*GIVEN REQUEST:* Leave out the pictures, and return only the lines running from the one that contains "What Plotly code" to the one that contains "-0.0073, -0.0126, -0.0428]", both included, exactly as they appear.

*SUPPLIED INFORMATION:*
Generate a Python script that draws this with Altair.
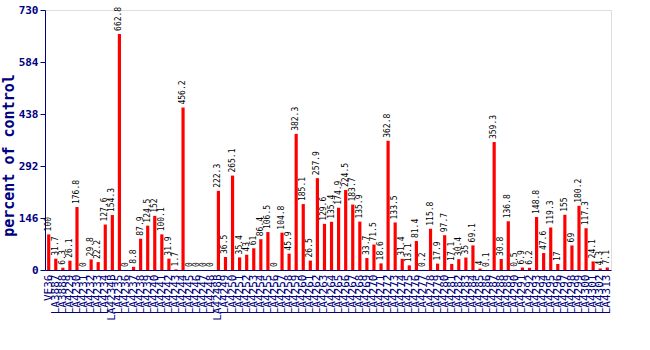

==

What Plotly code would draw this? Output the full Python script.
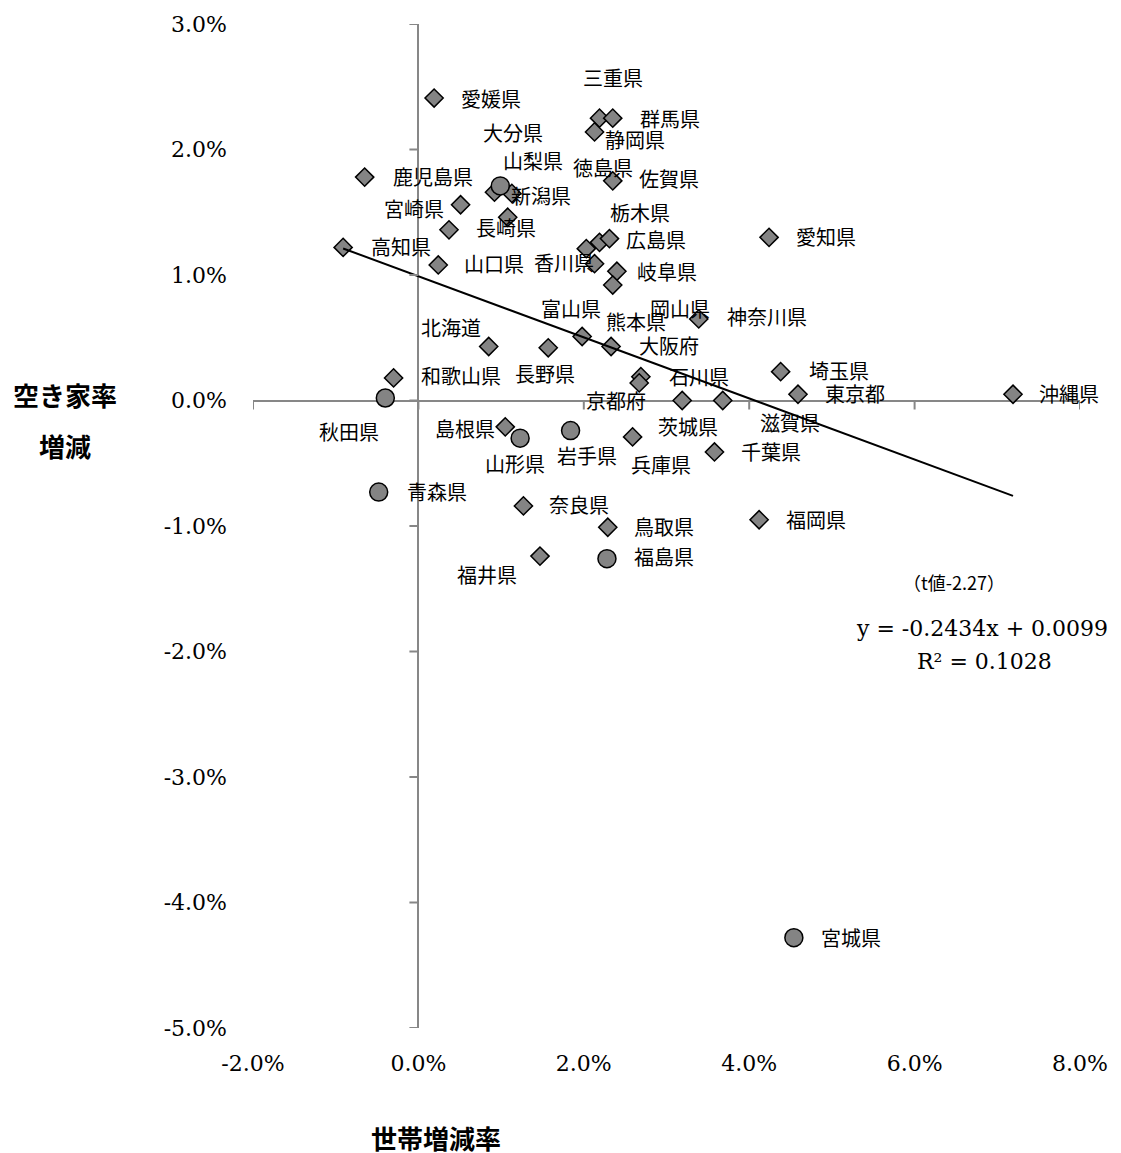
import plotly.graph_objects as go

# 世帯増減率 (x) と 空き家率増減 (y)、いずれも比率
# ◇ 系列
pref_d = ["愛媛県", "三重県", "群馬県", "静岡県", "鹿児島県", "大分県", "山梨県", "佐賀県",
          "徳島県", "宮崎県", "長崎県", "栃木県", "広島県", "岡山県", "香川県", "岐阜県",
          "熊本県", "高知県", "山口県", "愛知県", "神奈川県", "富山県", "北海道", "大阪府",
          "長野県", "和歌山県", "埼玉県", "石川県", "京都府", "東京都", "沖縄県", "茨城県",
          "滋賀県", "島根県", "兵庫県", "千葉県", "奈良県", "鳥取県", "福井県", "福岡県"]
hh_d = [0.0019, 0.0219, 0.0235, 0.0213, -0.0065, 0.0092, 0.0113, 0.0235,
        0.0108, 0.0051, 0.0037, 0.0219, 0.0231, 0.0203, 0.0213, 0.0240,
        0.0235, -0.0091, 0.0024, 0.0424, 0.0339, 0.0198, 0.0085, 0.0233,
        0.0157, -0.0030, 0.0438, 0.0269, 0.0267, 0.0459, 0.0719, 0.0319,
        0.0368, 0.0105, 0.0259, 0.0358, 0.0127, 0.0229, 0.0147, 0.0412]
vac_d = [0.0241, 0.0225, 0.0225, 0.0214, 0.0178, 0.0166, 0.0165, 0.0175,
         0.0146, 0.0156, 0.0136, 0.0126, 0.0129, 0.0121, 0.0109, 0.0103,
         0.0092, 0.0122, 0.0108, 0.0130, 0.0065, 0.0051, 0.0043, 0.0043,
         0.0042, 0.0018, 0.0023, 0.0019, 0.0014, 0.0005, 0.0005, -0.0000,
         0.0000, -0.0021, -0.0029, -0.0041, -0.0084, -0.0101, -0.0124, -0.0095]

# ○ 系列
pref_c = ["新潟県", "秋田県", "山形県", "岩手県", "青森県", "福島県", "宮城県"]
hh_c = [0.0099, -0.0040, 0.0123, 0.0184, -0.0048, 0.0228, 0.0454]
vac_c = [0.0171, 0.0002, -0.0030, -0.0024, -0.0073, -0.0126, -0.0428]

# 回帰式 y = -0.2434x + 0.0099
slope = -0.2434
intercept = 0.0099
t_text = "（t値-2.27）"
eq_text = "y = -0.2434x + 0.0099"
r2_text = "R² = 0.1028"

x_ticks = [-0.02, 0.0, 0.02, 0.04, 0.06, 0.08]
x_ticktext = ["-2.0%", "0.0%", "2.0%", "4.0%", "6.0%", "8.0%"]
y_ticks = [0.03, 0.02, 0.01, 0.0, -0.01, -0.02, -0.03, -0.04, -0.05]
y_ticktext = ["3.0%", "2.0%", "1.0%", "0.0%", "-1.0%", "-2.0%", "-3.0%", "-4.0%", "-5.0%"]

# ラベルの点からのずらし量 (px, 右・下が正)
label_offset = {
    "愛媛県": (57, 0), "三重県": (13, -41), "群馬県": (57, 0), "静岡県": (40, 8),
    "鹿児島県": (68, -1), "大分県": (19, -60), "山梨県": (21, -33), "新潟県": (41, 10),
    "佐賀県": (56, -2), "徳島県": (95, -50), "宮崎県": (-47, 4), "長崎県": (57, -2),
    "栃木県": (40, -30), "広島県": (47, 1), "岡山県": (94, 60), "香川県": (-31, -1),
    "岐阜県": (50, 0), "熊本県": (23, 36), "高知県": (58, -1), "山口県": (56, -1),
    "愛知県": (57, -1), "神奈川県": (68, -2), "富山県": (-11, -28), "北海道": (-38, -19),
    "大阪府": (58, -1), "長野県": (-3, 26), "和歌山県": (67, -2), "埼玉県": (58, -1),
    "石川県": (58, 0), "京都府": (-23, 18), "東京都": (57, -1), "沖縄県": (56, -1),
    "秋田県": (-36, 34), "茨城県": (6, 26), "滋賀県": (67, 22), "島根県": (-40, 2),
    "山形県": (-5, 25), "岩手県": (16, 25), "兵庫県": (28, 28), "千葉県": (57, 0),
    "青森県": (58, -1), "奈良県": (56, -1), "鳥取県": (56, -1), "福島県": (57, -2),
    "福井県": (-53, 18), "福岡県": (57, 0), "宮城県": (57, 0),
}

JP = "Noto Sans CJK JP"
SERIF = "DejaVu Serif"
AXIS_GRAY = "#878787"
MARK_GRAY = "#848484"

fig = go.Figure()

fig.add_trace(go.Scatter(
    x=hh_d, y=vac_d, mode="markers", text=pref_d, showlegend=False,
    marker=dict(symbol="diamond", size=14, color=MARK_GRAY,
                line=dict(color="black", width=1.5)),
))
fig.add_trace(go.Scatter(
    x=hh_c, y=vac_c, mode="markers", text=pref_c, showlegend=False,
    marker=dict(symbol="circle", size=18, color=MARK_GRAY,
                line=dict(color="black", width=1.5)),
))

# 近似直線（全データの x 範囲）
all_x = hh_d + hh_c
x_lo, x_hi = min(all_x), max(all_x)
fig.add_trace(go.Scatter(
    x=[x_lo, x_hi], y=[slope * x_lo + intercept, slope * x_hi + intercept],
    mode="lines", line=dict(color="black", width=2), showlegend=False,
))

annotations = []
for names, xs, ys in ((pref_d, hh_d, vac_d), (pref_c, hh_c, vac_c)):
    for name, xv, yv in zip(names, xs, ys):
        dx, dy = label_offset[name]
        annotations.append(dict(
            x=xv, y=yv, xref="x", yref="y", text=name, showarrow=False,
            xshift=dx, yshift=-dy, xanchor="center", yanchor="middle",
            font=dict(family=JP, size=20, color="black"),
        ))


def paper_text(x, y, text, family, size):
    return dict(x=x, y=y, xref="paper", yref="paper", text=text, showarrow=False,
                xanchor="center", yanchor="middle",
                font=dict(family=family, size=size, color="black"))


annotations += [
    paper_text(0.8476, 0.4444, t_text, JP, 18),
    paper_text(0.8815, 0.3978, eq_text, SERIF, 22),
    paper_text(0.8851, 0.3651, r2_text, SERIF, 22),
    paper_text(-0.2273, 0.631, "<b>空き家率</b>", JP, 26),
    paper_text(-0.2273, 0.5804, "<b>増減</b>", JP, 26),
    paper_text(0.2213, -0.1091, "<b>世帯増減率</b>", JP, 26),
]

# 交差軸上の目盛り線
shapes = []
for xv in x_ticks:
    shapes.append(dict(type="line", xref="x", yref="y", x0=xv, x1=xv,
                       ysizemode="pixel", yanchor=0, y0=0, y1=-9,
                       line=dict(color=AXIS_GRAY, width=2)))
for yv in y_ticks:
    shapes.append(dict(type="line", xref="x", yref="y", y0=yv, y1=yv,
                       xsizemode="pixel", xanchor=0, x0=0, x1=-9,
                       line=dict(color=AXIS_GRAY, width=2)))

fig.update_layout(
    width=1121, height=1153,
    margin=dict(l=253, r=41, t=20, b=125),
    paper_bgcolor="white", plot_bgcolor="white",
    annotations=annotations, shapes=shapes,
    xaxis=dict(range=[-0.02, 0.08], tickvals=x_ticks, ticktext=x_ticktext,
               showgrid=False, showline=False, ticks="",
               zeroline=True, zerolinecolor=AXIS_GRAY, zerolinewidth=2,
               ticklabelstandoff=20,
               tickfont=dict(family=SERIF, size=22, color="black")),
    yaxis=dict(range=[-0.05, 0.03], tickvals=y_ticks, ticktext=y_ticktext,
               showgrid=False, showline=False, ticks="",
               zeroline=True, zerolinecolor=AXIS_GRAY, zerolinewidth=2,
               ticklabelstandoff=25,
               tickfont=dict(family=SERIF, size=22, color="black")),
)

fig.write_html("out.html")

*EXERCISE OUTPUT:*
What Plotly code would draw this? Output the full Python script.
import plotly.graph_objects as go

# 世帯増減率 (x) と 空き家率増減 (y)、いずれも比率
# ◇ 系列
pref_d = ["愛媛県", "三重県", "群馬県", "静岡県", "鹿児島県", "大分県", "山梨県", "佐賀県",
          "徳島県", "宮崎県", "長崎県", "栃木県", "広島県", "岡山県", "香川県", "岐阜県",
          "熊本県", "高知県", "山口県", "愛知県", "神奈川県", "富山県", "北海道", "大阪府",
          "長野県", "和歌山県", "埼玉県", "石川県", "京都府", "東京都", "沖縄県", "茨城県",
          "滋賀県", "島根県", "兵庫県", "千葉県", "奈良県", "鳥取県", "福井県", "福岡県"]
hh_d = [0.0019, 0.0219, 0.0235, 0.0213, -0.0065, 0.0092, 0.0113, 0.0235,
        0.0108, 0.0051, 0.0037, 0.0219, 0.0231, 0.0203, 0.0213, 0.0240,
        0.0235, -0.0091, 0.0024, 0.0424, 0.0339, 0.0198, 0.0085, 0.0233,
        0.0157, -0.0030, 0.0438, 0.0269, 0.0267, 0.0459, 0.0719, 0.0319,
        0.0368, 0.0105, 0.0259, 0.0358, 0.0127, 0.0229, 0.0147, 0.0412]
vac_d = [0.0241, 0.0225, 0.0225, 0.0214, 0.0178, 0.0166, 0.0165, 0.0175,
         0.0146, 0.0156, 0.0136, 0.0126, 0.0129, 0.0121, 0.0109, 0.0103,
         0.0092, 0.0122, 0.0108, 0.0130, 0.0065, 0.0051, 0.0043, 0.0043,
         0.0042, 0.0018, 0.0023, 0.0019, 0.0014, 0.0005, 0.0005, -0.0000,
         0.0000, -0.0021, -0.0029, -0.0041, -0.0084, -0.0101, -0.0124, -0.0095]

# ○ 系列
pref_c = ["新潟県", "秋田県", "山形県", "岩手県", "青森県", "福島県", "宮城県"]
hh_c = [0.0099, -0.0040, 0.0123, 0.0184, -0.0048, 0.0228, 0.0454]
vac_c = [0.0171, 0.0002, -0.0030, -0.0024, -0.0073, -0.0126, -0.0428]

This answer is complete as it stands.